Rachel, da série Glee, da Fox, também é criada por dois pais. Apesar de nunca terem aparecido, a garota sempre fala sobre a forma carinhosa como a tratavam na infância. Aliás, corre o boato de que durante a segunda temporada (que já estreou nos Estados Unidos), o casal será conhecido. Não se sabe quem faria os papéis, mas até Elton John estaria cotado para interpretar um dos personagens.

O seriado Modern Family, exibido pelo mesmo canal, mostra diferentes tipos de famílias. Entre elas a de Mitchell e Cameron, que adotam uma menina vietnamita e se transformam em pais carinhosos.

Ator defende a diversidade

André Arteche, 26 anos, encarou o desafio de interpretar um gay na TV. Ele dá vida ao cabeleireiro Julinho Santana na novela Ti-ti-ti, da Globo. Logo no início da trama, o companheiro do rapaz, Osmar (Gustavo Leão), morre em um acidente. O moço, então, tem de encarar sozinho o pai preconceituoso do ex-namorado e a mãe doente que nada sabia sobre a homossexualidade do filho morto.

Na opinião do ator, seu personagem é a prova de que o assunto passou a ser retratado na telinha de forma diferente do passado. Há alguns anos, os gays, em geral, eram algumas das figuras mais cômicas das tramas. Hoje, já protagonizam grandes dramas. "A preocupação era construir um personagem não estereotipado. O Julinho é um cara normal, tranquilo, mas com opção sexual diferente", afirma.
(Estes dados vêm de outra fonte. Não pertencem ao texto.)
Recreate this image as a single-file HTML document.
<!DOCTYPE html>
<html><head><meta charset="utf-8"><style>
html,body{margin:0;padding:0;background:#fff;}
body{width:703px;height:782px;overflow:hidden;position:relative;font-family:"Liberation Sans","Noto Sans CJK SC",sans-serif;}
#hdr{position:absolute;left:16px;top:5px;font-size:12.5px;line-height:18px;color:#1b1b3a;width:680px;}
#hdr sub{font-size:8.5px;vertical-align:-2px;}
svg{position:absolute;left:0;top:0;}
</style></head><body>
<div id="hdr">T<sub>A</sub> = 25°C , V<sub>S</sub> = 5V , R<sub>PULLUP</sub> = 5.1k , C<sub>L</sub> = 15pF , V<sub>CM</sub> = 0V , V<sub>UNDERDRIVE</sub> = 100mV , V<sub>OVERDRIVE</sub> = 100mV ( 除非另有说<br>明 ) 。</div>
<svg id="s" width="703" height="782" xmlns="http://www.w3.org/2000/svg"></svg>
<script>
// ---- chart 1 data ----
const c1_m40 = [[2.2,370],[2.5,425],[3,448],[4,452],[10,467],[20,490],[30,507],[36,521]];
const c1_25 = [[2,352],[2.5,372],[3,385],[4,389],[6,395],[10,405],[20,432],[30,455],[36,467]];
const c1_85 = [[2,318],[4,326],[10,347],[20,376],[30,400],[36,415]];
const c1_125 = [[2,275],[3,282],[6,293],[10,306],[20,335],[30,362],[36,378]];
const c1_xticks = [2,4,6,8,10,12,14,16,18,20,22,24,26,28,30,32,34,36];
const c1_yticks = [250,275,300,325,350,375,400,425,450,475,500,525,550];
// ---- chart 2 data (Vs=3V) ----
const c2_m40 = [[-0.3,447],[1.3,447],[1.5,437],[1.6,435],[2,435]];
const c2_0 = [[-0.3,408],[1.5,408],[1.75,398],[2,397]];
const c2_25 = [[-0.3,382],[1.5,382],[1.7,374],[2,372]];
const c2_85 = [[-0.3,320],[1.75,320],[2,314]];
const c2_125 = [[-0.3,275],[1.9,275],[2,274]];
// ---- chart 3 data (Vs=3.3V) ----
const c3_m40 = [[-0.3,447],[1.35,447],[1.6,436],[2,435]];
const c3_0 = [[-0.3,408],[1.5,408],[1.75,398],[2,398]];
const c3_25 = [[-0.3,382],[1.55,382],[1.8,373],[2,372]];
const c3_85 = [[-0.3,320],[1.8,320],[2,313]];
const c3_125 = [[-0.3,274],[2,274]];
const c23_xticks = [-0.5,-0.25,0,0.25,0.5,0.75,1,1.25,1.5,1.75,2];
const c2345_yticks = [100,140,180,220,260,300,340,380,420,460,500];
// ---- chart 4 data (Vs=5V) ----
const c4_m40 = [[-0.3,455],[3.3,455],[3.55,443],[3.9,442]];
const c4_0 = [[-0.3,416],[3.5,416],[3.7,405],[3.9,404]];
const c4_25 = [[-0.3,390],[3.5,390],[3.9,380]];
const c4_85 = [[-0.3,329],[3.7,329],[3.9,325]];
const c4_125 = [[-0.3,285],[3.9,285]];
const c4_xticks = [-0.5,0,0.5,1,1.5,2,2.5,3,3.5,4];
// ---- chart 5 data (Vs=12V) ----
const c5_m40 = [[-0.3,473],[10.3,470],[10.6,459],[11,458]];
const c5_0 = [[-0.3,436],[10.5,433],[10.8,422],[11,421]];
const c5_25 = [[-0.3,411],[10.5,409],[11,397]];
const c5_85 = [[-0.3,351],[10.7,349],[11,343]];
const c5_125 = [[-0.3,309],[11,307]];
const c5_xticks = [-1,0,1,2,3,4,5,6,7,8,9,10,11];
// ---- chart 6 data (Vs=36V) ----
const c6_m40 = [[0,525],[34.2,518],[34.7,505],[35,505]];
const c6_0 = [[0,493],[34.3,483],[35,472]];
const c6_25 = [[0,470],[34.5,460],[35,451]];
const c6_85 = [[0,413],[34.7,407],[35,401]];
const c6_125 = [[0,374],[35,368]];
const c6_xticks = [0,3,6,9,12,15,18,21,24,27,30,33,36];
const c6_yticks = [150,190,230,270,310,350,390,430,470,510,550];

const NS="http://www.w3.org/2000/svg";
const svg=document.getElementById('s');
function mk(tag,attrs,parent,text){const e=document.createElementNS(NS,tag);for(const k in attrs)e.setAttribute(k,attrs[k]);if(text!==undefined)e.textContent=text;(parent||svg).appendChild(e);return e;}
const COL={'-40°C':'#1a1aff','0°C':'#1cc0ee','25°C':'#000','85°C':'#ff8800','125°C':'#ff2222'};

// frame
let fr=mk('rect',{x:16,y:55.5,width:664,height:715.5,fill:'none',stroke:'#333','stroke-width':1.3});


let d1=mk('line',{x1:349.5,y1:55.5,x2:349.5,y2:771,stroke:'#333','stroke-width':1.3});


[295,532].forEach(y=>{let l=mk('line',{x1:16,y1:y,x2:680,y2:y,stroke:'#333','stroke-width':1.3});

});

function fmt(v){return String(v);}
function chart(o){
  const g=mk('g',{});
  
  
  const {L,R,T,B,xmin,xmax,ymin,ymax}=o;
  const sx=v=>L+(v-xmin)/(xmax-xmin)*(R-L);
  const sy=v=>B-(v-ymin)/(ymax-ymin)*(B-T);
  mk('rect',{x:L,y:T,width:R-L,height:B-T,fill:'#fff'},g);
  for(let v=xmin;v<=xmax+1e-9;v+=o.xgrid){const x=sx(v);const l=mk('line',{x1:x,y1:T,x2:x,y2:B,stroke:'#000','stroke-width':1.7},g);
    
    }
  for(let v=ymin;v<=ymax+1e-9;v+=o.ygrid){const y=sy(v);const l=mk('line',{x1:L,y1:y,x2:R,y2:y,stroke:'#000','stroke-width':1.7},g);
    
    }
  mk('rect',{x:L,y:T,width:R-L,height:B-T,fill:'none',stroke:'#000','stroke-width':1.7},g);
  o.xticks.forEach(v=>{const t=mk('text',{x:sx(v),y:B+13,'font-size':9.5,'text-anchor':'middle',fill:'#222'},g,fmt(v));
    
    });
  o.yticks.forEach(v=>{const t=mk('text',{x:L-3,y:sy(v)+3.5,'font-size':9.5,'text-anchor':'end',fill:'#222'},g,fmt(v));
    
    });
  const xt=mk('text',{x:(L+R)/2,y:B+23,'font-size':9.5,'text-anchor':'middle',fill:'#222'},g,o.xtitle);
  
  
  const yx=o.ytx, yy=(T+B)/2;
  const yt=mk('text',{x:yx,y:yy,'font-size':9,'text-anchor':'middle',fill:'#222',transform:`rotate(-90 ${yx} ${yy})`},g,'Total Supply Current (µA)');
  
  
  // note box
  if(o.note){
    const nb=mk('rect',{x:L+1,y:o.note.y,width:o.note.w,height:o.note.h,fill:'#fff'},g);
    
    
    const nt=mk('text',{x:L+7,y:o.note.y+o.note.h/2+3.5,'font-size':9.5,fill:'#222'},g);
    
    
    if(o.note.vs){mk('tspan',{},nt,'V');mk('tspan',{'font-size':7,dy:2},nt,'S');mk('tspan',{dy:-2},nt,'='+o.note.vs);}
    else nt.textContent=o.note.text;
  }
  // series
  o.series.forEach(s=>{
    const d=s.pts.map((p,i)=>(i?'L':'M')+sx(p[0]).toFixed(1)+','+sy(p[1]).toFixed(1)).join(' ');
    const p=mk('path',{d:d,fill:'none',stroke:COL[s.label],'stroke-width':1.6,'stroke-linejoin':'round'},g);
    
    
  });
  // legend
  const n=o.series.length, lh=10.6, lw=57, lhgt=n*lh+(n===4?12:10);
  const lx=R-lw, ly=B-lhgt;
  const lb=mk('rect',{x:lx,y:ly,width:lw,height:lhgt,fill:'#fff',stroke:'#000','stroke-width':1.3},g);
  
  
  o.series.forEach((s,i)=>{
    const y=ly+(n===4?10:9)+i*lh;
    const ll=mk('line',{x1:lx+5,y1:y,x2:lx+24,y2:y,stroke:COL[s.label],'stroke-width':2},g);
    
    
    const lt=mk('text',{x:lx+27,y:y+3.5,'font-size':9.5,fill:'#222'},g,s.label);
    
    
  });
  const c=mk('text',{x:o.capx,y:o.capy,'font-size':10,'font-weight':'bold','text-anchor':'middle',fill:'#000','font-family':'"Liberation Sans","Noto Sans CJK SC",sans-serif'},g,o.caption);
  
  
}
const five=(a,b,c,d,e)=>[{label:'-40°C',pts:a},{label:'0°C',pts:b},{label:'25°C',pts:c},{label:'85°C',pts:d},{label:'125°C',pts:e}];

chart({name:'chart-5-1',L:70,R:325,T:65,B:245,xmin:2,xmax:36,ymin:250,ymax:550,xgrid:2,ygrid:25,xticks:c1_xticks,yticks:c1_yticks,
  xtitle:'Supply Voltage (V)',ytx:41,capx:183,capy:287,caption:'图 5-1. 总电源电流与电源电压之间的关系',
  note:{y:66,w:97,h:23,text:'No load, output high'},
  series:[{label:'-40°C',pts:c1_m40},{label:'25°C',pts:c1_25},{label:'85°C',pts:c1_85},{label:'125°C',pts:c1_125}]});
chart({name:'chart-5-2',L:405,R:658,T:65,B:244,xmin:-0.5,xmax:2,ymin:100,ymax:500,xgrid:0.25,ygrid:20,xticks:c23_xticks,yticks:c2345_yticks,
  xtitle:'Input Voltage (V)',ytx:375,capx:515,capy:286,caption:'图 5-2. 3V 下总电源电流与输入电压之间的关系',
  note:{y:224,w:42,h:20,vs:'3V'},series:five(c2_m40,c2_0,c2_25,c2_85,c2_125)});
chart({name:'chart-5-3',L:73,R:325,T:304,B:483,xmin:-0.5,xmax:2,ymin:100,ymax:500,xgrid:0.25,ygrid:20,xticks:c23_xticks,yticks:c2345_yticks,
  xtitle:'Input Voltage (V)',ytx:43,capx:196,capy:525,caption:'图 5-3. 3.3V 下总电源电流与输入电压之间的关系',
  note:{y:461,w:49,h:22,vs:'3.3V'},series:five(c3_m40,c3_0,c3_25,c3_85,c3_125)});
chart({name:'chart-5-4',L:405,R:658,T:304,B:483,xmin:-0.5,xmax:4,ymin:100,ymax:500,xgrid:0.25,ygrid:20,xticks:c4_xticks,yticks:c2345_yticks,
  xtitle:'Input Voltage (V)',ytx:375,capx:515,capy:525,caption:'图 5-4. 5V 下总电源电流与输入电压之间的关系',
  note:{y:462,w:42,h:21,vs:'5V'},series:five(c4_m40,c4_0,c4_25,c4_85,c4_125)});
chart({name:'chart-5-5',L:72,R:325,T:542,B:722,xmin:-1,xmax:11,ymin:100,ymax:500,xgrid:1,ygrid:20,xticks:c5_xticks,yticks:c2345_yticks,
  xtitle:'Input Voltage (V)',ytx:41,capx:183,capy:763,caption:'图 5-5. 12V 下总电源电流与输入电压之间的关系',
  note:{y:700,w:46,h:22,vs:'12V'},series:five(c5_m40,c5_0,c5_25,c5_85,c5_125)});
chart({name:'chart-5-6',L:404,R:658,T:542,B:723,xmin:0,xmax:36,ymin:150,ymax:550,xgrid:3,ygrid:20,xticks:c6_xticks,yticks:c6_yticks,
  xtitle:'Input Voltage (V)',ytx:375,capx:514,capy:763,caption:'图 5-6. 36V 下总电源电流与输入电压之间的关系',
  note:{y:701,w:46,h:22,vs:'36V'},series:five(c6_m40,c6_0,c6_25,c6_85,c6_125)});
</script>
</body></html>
André torce para que o personagem ajude parte da sociedade a encarar a homossexualidade de outra maneira, com mais naturalidade. "Não é bicho de sete cabeças, mas algo simples. Só é diferente da escolha das outras pessoas."

O artista sabe que ainda há muito que mudar, pois o preconceito existe. Entretanto, acredita que no futuro as pessoas aceitarão mais a diversidade sexual. "Se a família com pais homossexuais tem amor e cuidado com os filhos, é tão carinhosa e boa como outra qualquer."